:: MATERIAL FOR THIS TASK

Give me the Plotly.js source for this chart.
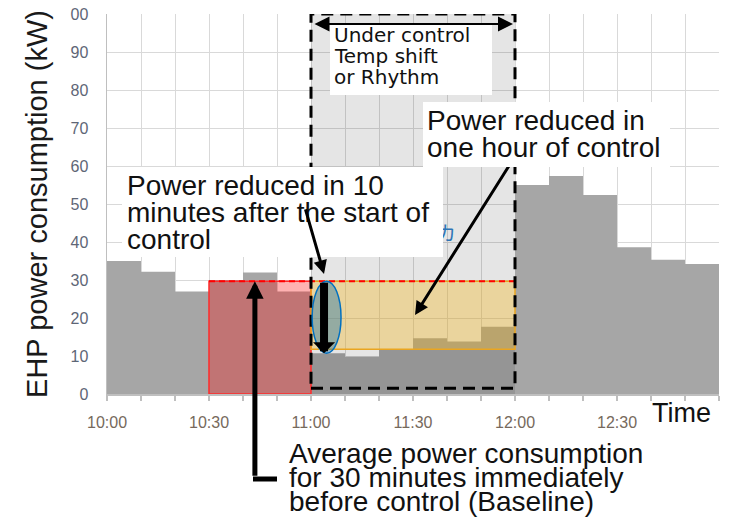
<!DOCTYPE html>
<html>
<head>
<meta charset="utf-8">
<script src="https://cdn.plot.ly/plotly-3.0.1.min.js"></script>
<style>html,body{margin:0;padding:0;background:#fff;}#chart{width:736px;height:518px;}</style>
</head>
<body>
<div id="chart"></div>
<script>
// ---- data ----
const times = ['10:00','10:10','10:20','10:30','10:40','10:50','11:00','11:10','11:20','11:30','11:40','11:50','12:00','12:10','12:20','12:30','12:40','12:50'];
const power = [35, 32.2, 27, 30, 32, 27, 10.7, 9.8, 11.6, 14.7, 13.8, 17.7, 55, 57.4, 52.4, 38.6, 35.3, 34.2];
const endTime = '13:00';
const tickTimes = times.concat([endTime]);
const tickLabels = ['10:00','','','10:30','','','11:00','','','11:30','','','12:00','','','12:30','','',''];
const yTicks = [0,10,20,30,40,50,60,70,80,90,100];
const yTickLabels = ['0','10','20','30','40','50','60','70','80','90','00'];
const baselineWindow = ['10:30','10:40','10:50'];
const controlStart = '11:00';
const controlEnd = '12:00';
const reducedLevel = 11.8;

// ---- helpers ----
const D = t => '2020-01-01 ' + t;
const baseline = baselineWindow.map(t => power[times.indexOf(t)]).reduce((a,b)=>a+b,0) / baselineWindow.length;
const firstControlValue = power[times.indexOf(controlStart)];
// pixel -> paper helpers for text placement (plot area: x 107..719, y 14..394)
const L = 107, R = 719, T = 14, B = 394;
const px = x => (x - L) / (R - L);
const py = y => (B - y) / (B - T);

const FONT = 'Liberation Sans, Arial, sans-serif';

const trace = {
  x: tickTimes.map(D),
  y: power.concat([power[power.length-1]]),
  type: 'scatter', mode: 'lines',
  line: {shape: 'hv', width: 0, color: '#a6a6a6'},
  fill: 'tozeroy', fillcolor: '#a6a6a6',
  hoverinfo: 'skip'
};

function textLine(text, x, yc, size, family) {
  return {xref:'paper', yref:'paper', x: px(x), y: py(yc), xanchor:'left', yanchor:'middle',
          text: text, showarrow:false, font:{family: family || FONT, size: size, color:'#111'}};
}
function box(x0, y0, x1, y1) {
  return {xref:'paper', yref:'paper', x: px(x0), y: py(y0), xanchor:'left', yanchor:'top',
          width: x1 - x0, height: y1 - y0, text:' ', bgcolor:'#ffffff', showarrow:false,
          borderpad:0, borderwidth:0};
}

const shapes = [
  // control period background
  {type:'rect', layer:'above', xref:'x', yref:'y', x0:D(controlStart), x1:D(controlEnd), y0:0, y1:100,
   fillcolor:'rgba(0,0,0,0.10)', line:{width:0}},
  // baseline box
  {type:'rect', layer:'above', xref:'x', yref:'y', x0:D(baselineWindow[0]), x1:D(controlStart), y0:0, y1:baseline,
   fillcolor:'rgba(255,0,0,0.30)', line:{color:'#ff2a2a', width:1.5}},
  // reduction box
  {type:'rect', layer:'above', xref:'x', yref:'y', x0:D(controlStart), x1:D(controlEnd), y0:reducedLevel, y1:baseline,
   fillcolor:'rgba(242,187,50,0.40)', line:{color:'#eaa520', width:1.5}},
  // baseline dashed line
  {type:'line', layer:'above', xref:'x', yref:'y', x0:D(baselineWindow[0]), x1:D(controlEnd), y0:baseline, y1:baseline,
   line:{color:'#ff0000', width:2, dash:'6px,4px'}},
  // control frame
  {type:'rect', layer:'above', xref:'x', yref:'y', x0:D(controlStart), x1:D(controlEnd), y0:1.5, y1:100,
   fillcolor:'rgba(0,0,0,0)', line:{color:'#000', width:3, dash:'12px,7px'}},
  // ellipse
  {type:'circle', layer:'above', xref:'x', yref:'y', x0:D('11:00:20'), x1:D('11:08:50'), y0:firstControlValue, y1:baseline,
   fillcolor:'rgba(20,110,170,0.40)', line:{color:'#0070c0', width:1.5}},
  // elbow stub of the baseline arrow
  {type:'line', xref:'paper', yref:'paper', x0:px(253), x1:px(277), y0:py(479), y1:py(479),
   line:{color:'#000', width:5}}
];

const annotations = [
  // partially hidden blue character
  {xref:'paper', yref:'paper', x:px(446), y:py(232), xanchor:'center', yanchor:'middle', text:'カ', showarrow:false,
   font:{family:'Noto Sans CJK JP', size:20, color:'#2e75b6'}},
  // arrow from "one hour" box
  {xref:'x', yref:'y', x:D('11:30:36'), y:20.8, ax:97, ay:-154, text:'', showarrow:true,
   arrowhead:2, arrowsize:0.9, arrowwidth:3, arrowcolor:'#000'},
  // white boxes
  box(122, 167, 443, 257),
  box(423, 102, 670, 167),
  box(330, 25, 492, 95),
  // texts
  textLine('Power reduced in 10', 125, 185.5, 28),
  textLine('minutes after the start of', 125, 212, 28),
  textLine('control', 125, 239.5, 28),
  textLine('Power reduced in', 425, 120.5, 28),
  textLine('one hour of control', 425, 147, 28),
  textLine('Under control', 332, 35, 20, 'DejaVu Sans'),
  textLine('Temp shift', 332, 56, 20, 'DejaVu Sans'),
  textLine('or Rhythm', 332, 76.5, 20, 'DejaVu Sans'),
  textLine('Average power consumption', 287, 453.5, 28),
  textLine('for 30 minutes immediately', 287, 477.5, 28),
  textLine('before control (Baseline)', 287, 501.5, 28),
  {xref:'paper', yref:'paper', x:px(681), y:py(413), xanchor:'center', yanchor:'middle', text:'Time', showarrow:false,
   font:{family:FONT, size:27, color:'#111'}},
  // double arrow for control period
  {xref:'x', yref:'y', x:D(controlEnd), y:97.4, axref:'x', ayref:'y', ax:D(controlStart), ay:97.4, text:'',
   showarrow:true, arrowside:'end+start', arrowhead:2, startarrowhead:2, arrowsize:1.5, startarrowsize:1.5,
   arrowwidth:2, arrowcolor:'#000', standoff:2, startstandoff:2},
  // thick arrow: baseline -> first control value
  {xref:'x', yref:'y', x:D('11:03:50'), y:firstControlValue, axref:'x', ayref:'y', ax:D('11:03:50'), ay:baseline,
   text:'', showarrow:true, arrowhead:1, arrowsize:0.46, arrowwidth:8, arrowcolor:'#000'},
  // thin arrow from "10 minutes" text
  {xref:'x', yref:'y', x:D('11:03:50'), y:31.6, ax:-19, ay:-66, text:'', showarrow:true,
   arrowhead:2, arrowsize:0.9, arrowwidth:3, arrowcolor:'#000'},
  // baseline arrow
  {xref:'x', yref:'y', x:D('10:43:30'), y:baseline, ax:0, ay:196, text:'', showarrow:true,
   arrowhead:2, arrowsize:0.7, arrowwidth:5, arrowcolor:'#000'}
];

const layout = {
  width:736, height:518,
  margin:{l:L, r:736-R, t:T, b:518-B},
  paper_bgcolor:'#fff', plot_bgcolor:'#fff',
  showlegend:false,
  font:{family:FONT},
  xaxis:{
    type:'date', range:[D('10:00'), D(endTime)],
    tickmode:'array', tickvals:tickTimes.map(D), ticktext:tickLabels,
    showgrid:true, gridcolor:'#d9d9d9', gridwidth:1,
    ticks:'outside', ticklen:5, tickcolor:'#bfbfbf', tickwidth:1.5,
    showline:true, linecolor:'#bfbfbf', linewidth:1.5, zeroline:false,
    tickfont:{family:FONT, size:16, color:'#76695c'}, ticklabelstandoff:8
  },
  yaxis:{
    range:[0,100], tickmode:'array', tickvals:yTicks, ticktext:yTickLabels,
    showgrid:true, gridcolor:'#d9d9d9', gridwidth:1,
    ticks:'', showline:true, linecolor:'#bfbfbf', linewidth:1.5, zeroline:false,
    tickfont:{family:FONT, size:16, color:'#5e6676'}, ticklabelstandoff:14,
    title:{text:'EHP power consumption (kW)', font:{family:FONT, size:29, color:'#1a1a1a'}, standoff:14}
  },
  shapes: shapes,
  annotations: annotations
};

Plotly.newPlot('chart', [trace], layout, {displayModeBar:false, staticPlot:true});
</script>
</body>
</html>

::::
:: MATERIAL FOR THIS TASK

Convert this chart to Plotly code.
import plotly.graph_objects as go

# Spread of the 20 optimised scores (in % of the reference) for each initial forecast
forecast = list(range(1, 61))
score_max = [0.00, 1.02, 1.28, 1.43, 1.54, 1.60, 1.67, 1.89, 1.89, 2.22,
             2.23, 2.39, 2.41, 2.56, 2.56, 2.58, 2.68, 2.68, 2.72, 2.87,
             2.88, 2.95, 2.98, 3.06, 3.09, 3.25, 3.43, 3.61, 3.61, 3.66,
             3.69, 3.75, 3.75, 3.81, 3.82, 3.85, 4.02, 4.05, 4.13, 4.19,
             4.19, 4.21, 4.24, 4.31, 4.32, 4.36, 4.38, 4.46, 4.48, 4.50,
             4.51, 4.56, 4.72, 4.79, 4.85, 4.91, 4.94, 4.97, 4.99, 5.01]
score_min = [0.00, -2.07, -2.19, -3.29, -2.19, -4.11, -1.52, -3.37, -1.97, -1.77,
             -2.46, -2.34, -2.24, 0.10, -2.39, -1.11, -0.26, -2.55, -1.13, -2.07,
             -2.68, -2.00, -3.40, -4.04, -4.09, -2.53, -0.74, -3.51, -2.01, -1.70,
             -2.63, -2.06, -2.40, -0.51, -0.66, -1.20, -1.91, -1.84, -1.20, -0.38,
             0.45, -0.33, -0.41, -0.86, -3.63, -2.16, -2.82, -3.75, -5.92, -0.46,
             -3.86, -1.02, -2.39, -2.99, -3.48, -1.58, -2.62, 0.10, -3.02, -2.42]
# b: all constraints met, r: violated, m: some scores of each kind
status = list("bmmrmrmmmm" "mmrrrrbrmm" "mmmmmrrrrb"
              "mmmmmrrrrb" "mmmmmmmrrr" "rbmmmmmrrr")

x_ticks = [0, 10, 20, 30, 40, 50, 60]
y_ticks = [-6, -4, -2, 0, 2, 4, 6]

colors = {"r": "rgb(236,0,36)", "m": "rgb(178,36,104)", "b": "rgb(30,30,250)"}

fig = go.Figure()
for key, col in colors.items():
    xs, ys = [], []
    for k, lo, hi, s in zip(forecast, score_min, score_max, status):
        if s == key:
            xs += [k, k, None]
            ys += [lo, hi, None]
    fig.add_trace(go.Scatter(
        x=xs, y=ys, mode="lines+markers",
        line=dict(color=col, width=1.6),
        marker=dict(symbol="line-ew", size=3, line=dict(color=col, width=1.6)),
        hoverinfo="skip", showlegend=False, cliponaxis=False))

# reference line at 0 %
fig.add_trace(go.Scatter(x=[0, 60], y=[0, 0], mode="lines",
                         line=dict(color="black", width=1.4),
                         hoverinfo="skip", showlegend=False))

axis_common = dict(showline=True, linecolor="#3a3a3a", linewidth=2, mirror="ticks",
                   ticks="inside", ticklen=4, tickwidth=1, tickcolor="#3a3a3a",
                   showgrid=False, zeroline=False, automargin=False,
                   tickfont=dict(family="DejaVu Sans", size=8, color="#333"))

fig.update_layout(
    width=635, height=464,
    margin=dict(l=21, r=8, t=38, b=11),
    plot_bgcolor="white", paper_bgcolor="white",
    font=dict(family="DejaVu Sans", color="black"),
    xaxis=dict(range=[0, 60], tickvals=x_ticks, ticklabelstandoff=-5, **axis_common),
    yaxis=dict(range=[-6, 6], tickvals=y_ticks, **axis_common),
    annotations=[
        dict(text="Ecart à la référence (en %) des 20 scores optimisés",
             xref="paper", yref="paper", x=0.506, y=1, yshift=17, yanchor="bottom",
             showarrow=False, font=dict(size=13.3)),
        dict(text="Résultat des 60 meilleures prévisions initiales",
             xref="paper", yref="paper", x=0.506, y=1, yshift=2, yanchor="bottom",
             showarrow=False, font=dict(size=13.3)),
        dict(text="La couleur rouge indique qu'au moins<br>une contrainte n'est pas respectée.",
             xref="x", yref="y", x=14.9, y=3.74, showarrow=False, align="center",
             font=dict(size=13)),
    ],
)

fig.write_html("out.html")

::::

**BRIEF**
Using the entries above, repeat exactly the lines from the one with "Give me the Plotly.js source for this chart." to the one with "const FONT = 'Liberation", both included, and leave the pictures behind.

**OUTPUT FOR THIS EXERCISE**
Give me the Plotly.js source for this chart.
<!DOCTYPE html>
<html>
<head>
<meta charset="utf-8">
<script src="https://cdn.plot.ly/plotly-3.0.1.min.js"></script>
<style>html,body{margin:0;padding:0;background:#fff;}#chart{width:736px;height:518px;}</style>
</head>
<body>
<div id="chart"></div>
<script>
// ---- data ----
const times = ['10:00','10:10','10:20','10:30','10:40','10:50','11:00','11:10','11:20','11:30','11:40','11:50','12:00','12:10','12:20','12:30','12:40','12:50'];
const power = [35, 32.2, 27, 30, 32, 27, 10.7, 9.8, 11.6, 14.7, 13.8, 17.7, 55, 57.4, 52.4, 38.6, 35.3, 34.2];
const endTime = '13:00';
const tickTimes = times.concat([endTime]);
const tickLabels = ['10:00','','','10:30','','','11:00','','','11:30','','','12:00','','','12:30','','',''];
const yTicks = [0,10,20,30,40,50,60,70,80,90,100];
const yTickLabels = ['0','10','20','30','40','50','60','70','80','90','00'];
const baselineWindow = ['10:30','10:40','10:50'];
const controlStart = '11:00';
const controlEnd = '12:00';
const reducedLevel = 11.8;

// ---- helpers ----
const D = t => '2020-01-01 ' + t;
const baseline = baselineWindow.map(t => power[times.indexOf(t)]).reduce((a,b)=>a+b,0) / baselineWindow.length;
const firstControlValue = power[times.indexOf(controlStart)];
// pixel -> paper helpers for text placement (plot area: x 107..719, y 14..394)
const L = 107, R = 719, T = 14, B = 394;
const px = x => (x - L) / (R - L);
const py = y => (B - y) / (B - T);

const FONT = 'Liberation Sans, Arial, sans-serif';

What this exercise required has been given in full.